Direction >>
Leaving the pictures aside, transcribe every line below exactly.

======== Raw data ========

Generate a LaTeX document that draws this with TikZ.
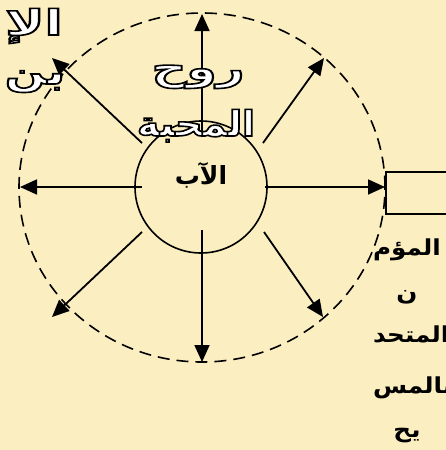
\documentclass[tikz,border=0pt]{standalone}
\usepackage{fontspec}
\usetikzlibrary{arrows.meta,shapes.geometric}
\newfontfamily\arabicfont[Script=Arabic]{DejaVu Sans}
\TeXXeTstate=1
\definecolor{bgc}{HTML}{FBEEC0}
\newcommand\artxt[1]{\arabicfont\beginR #1\endR}
% outlined text: white fill, black stroke (PDF text render mode 2)
\newcommand\outl[1]{\special{pdf:literal direct 1 g 0 G 2 Tr 1.6 w}#1\special{pdf:literal direct 0 Tr 1 w}}
\tikzset{
  otext/.style={inner sep=0pt, outer sep=0pt, anchor=base},
  arr/.style={line width=1.8pt, -{Triangle[length=17pt,width=15pt]}},
}
% name, position, size, x-scale, text
\newcommand\olnode[5]{%
  \node[otext, text=white] (#1) at (#2)
    {\scalebox{#4}[1]{\fontsize{#3}{#3}\selectfont\bfseries\outl{\artxt{#5}}}};
}
% name, position, size, anchor, x-scale, text
\newcommand\blnode[6]{%
  \node[otext, anchor=#4, text=black] (#1) at (#2)
    {\scalebox{#5}[1]{\fontsize{#3}{#3}\selectfont\bfseries\artxt{#6}}};
}
\begin{document}
\begin{tikzpicture}[x=1pt,y=-1pt]
\fill[bgc] (0,0) rectangle (446,450);
\useasboundingbox (0,0) rectangle (446,450);
\begin{scope}
\clip (0,0) rectangle (446,450);
% outer dashed circle
\node[ellipse, draw, dash pattern=on 12pt off 7pt, line width=1.6pt,
      minimum width=366pt, minimum height=349pt, inner sep=0pt, outer sep=0pt] (outer) at (202,187.5) {};
% inner circle
\node[circle, draw, line width=1.6pt, minimum size=132pt, inner sep=0pt, outer sep=0pt] (ab) at (201,187) {};
% box at right
\node[draw, line width=1.8pt, anchor=north west, minimum width=80pt, minimum height=42pt,
      inner sep=0pt] (box) at (385,171) {};
% arrow coordinates
\coordinate (sT) at (202,137); \coordinate (eT) at (202,14);
\coordinate (sB) at (202,230); \coordinate (eB) at (202,362);
\coordinate (sL) at (142,187); \coordinate (eL) at (20,187);
\coordinate (sR) at (265,187); \coordinate (eR) at (385,187);
\coordinate (sUL) at (142,143); \coordinate (eUL) at (52,58);
\coordinate (sUR) at (263,143); \coordinate (eUR) at (324,58);
\coordinate (sLL) at (142,232); \coordinate (eLL) at (52,317);
\coordinate (sLR) at (264,232); \coordinate (eLR) at (323,317);
\foreach \n in {T,B,L,R,UL,UR,LL,LR} \draw[arr] (s\n) -- (e\n);
% texts
\olnode{ruh}{198,80}{35pt}{1.38}{روح}
\olnode{mahabba}{196,136}{35pt}{1.08}{المحبة}
\olnode{ibn1}{34,35}{35pt}{1.5}{الإ}
\olnode{ibn2}{35,84}{35pt}{1.35}{بن}
\blnode{abt}{201,184}{25pt}{base}{1.0}{الآب}
\blnode{m1}{407,255}{22pt}{base}{1.12}{المؤم}
\blnode{m2}{407,300}{22pt}{base}{1.12}{ن}
\blnode{m3}{373,342}{22pt}{base west}{1.12}{المتحد}
\blnode{m4}{373,393}{22pt}{base west}{1.12}{بالمس}
\blnode{m5}{407,437}{22pt}{base}{1.12}{يح}
\end{scope}
\end{tikzpicture}
\end{document}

========

Response to the exercise >>
Generate a LaTeX document that draws this with TikZ.
\documentclass[tikz,border=0pt]{standalone}
\usepackage{fontspec}
\usetikzlibrary{arrows.meta,shapes.geometric}
\newfontfamily\arabicfont[Script=Arabic]{DejaVu Sans}
\TeXXeTstate=1
\definecolor{bgc}{HTML}{FBEEC0}
\newcommand\artxt[1]{\arabicfont\beginR #1\endR}
% outlined text: white fill, black stroke (PDF text render mode 2)
\newcommand\outl[1]{\special{pdf:literal direct 1 g 0 G 2 Tr 1.6 w}#1\special{pdf:literal direct 0 Tr 1 w}}
\tikzset{
  otext/.style={inner sep=0pt, outer sep=0pt, anchor=base},
  arr/.style={line width=1.8pt, -{Triangle[length=17pt,width=15pt]}},
}
% name, position, size, x-scale, text
\newcommand\olnode[5]{%
  \node[otext, text=white] (#1) at (#2)
    {\scalebox{#4}[1]{\fontsize{#3}{#3}\selectfont\bfseries\outl{\artxt{#5}}}};
}
% name, position, size, anchor, x-scale, text
\newcommand\blnode[6]{%
  \node[otext, anchor=#4, text=black] (#1) at (#2)
    {\scalebox{#5}[1]{\fontsize{#3}{#3}\selectfont\bfseries\artxt{#6}}};
}
\begin{document}
\begin{tikzpicture}[x=1pt,y=-1pt]
\fill[bgc] (0,0) rectangle (446,450);
\useasboundingbox (0,0) rectangle (446,450);
\begin{scope}
\clip (0,0) rectangle (446,450);
% outer dashed circle
\node[ellipse, draw, dash pattern=on 12pt off 7pt, line width=1.6pt,
      minimum width=366pt, minimum height=349pt, inner sep=0pt, outer sep=0pt] (outer) at (202,187.5) {};
% inner circle
\node[circle, draw, line width=1.6pt, minimum size=132pt, inner sep=0pt, outer sep=0pt] (ab) at (201,187) {};
% box at right
\node[draw, line width=1.8pt, anchor=north west, minimum width=80pt, minimum height=42pt,
      inner sep=0pt] (box) at (385,171) {};
% arrow coordinates
\coordinate (sT) at (202,137); \coordinate (eT) at (202,14);
\coordinate (sB) at (202,230); \coordinate (eB) at (202,362);
\coordinate (sL) at (142,187); \coordinate (eL) at (20,187);
\coordinate (sR) at (265,187); \coordinate (eR) at (385,187);
\coordinate (sUL) at (142,143); \coordinate (eUL) at (52,58);
\coordinate (sUR) at (263,143); \coordinate (eUR) at (324,58);
\coordinate (sLL) at (142,232); \coordinate (eLL) at (52,317);
\coordinate (sLR) at (264,232); \coordinate (eLR) at (323,317);
\foreach \n in {T,B,L,R,UL,UR,LL,LR} \draw[arr] (s\n) -- (e\n);
% texts
\olnode{ruh}{198,80}{35pt}{1.38}{روح}
\olnode{mahabba}{196,136}{35pt}{1.08}{المحبة}
\olnode{ibn1}{34,35}{35pt}{1.5}{الإ}
\olnode{ibn2}{35,84}{35pt}{1.35}{بن}
\blnode{abt}{201,184}{25pt}{base}{1.0}{الآب}
\blnode{m1}{407,255}{22pt}{base}{1.12}{المؤم}
\blnode{m2}{407,300}{22pt}{base}{1.12}{ن}
\blnode{m3}{373,342}{22pt}{base west}{1.12}{المتحد}
\blnode{m4}{373,393}{22pt}{base west}{1.12}{بالمس}
\blnode{m5}{407,437}{22pt}{base}{1.12}{يح}
\end{scope}
\end{tikzpicture}
\end{document}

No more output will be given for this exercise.